**Instructions to follow:** Please return exactly the run of lines that begins with the line containing "Recreate this image" and ends with the line containing "bg.add_patch(Rectangle((x0 + i", pictures excluded.

-- Begin Records shown --

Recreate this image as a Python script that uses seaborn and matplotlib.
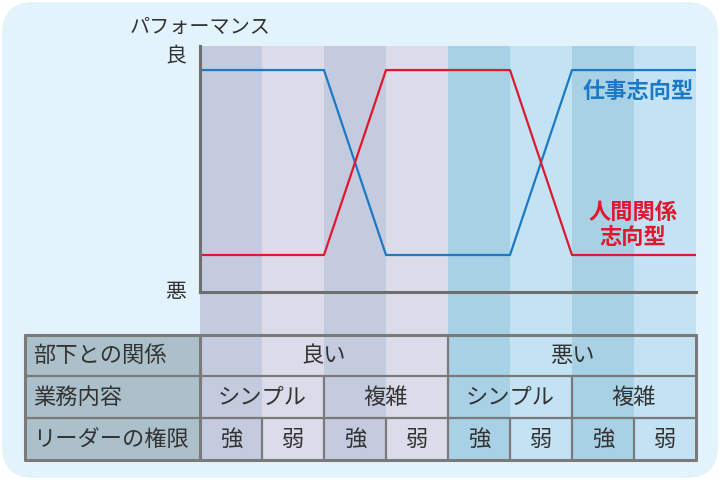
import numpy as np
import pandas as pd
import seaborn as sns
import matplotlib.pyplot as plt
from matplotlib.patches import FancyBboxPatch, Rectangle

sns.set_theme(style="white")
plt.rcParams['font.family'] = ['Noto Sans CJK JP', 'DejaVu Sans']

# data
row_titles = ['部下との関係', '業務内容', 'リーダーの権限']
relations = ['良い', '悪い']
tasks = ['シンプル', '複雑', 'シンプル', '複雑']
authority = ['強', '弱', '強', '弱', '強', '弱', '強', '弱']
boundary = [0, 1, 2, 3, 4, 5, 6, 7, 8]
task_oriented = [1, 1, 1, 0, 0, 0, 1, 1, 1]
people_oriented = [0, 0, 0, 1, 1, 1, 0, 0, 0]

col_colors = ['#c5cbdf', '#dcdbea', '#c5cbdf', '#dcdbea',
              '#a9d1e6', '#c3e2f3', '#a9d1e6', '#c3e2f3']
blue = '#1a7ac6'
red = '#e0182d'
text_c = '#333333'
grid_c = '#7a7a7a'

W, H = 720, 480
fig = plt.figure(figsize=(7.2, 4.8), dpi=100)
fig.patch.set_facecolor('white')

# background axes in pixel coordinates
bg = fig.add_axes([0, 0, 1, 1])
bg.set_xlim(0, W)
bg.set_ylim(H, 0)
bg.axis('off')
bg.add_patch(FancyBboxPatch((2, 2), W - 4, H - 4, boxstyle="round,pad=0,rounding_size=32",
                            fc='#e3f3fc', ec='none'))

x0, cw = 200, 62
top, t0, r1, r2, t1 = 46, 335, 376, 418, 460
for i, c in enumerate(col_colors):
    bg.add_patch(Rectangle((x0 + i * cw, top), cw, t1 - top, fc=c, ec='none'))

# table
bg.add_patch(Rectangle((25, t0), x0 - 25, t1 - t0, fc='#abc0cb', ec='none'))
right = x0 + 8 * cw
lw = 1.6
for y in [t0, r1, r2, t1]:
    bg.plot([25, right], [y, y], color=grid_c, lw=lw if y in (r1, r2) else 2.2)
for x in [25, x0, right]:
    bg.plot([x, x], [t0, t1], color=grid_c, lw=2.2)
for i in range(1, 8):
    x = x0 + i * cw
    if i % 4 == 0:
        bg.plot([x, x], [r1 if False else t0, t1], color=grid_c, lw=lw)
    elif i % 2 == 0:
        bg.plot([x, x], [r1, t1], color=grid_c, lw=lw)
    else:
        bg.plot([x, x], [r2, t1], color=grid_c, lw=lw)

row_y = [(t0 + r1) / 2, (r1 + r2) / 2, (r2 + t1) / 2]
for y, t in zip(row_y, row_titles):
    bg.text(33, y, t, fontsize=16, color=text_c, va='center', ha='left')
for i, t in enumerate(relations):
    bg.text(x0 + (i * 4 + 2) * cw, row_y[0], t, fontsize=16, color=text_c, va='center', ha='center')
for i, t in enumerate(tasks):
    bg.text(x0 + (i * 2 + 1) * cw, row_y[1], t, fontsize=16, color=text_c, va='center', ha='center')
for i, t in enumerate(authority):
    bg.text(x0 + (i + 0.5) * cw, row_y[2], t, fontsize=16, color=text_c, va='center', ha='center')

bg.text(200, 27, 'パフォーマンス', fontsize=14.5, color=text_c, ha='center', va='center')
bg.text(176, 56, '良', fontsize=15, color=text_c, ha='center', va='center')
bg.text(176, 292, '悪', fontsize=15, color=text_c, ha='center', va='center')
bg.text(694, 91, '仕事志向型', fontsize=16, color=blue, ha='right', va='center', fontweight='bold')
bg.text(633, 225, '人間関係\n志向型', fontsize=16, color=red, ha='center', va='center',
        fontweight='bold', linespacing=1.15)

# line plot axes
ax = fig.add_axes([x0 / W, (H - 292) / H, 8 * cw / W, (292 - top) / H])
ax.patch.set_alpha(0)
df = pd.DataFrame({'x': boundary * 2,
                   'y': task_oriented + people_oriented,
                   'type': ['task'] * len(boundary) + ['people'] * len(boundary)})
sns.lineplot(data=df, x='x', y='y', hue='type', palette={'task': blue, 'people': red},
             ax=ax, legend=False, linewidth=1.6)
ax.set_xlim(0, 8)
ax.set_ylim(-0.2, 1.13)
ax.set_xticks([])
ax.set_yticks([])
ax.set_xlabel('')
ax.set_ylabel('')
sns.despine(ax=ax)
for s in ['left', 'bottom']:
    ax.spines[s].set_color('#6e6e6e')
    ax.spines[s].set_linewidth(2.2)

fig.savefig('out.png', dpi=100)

-- End Records shown --
-- Begin Records shown --

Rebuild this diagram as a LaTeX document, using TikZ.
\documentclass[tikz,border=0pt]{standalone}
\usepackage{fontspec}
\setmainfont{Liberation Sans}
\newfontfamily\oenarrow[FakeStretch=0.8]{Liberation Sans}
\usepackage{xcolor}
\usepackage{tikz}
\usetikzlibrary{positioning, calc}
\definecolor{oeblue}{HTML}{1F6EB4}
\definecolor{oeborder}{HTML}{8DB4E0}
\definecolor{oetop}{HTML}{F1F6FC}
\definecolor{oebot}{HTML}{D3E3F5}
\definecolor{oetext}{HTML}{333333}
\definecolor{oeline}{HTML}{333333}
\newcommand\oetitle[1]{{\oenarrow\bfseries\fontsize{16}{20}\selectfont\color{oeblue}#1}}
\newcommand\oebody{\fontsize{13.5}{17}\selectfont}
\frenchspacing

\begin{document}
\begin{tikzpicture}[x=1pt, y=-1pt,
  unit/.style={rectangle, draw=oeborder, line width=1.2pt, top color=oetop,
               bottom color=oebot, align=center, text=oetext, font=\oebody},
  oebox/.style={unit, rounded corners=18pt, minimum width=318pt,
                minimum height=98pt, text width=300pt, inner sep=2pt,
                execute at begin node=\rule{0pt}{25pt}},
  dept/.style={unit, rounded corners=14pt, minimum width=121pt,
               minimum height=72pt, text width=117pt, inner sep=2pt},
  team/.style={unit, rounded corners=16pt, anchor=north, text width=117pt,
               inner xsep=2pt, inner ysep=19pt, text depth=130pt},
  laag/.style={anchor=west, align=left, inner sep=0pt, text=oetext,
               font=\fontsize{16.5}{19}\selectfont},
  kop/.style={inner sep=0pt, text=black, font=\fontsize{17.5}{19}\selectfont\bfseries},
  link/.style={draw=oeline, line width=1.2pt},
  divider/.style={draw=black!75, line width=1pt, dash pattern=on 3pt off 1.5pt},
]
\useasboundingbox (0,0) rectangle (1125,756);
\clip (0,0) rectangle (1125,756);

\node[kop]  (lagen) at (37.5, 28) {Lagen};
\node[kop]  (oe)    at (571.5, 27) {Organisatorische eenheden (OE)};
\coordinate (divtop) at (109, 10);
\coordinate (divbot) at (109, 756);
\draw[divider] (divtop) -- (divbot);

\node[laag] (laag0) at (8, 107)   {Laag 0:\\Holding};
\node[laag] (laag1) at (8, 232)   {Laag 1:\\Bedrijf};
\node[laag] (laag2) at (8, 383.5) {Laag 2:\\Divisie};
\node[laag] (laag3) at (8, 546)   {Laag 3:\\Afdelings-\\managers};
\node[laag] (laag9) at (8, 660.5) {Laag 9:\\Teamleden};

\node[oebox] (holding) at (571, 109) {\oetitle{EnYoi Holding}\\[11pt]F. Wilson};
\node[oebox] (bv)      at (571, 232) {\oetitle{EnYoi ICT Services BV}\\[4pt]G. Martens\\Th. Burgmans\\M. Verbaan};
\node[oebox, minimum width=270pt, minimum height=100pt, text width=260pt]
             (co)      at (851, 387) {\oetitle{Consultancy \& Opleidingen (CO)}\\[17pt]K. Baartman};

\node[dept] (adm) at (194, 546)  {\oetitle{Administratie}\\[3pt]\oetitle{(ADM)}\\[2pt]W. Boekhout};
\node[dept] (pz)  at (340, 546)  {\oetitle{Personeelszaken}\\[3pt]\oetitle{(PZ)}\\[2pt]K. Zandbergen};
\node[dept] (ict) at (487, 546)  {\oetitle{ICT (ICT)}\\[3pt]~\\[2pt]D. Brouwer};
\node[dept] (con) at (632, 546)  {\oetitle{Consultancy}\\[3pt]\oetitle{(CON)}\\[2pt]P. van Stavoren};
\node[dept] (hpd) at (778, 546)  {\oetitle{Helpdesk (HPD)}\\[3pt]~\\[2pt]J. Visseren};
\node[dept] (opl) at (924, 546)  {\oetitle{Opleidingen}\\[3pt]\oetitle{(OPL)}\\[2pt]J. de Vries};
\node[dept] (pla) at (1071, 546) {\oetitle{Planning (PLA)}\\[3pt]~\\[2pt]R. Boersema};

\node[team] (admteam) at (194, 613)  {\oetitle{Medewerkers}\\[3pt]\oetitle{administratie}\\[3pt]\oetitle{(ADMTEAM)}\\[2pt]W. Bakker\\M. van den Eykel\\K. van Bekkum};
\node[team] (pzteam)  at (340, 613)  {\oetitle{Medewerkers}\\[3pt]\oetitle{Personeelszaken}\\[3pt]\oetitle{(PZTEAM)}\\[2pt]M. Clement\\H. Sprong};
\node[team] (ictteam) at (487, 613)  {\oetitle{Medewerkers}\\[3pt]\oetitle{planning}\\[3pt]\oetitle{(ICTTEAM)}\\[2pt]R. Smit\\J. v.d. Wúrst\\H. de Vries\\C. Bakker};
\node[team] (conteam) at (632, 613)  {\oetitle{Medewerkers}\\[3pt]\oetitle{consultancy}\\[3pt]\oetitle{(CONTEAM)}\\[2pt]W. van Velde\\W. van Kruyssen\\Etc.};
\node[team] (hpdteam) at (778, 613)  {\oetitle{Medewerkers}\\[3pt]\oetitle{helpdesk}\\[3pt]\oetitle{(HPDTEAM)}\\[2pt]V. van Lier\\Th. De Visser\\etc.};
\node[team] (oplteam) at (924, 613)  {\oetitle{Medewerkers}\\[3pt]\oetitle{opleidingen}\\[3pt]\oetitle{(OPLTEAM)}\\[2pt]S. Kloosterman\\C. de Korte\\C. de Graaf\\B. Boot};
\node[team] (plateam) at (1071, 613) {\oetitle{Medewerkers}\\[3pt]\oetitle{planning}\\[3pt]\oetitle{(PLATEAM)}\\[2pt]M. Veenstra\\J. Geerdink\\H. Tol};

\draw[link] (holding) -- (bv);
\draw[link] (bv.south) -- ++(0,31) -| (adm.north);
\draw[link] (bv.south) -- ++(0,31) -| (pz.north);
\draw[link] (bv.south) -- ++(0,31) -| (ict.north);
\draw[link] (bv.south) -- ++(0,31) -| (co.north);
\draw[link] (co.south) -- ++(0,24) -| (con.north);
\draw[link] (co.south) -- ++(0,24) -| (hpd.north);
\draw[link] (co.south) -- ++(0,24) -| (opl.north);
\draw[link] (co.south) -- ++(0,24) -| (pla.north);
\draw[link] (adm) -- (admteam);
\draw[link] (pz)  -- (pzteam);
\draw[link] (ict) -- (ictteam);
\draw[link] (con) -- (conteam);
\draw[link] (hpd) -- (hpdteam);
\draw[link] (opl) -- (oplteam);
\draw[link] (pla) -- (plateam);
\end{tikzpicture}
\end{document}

-- End Records shown --

**Written response:**
Recreate this image as a Python script that uses seaborn and matplotlib.
import numpy as np
import pandas as pd
import seaborn as sns
import matplotlib.pyplot as plt
from matplotlib.patches import FancyBboxPatch, Rectangle

sns.set_theme(style="white")
plt.rcParams['font.family'] = ['Noto Sans CJK JP', 'DejaVu Sans']

# data
row_titles = ['部下との関係', '業務内容', 'リーダーの権限']
relations = ['良い', '悪い']
tasks = ['シンプル', '複雑', 'シンプル', '複雑']
authority = ['強', '弱', '強', '弱', '強', '弱', '強', '弱']
boundary = [0, 1, 2, 3, 4, 5, 6, 7, 8]
task_oriented = [1, 1, 1, 0, 0, 0, 1, 1, 1]
people_oriented = [0, 0, 0, 1, 1, 1, 0, 0, 0]

col_colors = ['#c5cbdf', '#dcdbea', '#c5cbdf', '#dcdbea',
              '#a9d1e6', '#c3e2f3', '#a9d1e6', '#c3e2f3']
blue = '#1a7ac6'
red = '#e0182d'
text_c = '#333333'
grid_c = '#7a7a7a'

W, H = 720, 480
fig = plt.figure(figsize=(7.2, 4.8), dpi=100)
fig.patch.set_facecolor('white')

# background axes in pixel coordinates
bg = fig.add_axes([0, 0, 1, 1])
bg.set_xlim(0, W)
bg.set_ylim(H, 0)
bg.axis('off')
bg.add_patch(FancyBboxPatch((2, 2), W - 4, H - 4, boxstyle="round,pad=0,rounding_size=32",
                            fc='#e3f3fc', ec='none'))

x0, cw = 200, 62
top, t0, r1, r2, t1 = 46, 335, 376, 418, 460
for i, c in enumerate(col_colors):
    bg.add_patch(Rectangle((x0 + i * cw, top), cw, t1 - top, fc=c, ec='none'))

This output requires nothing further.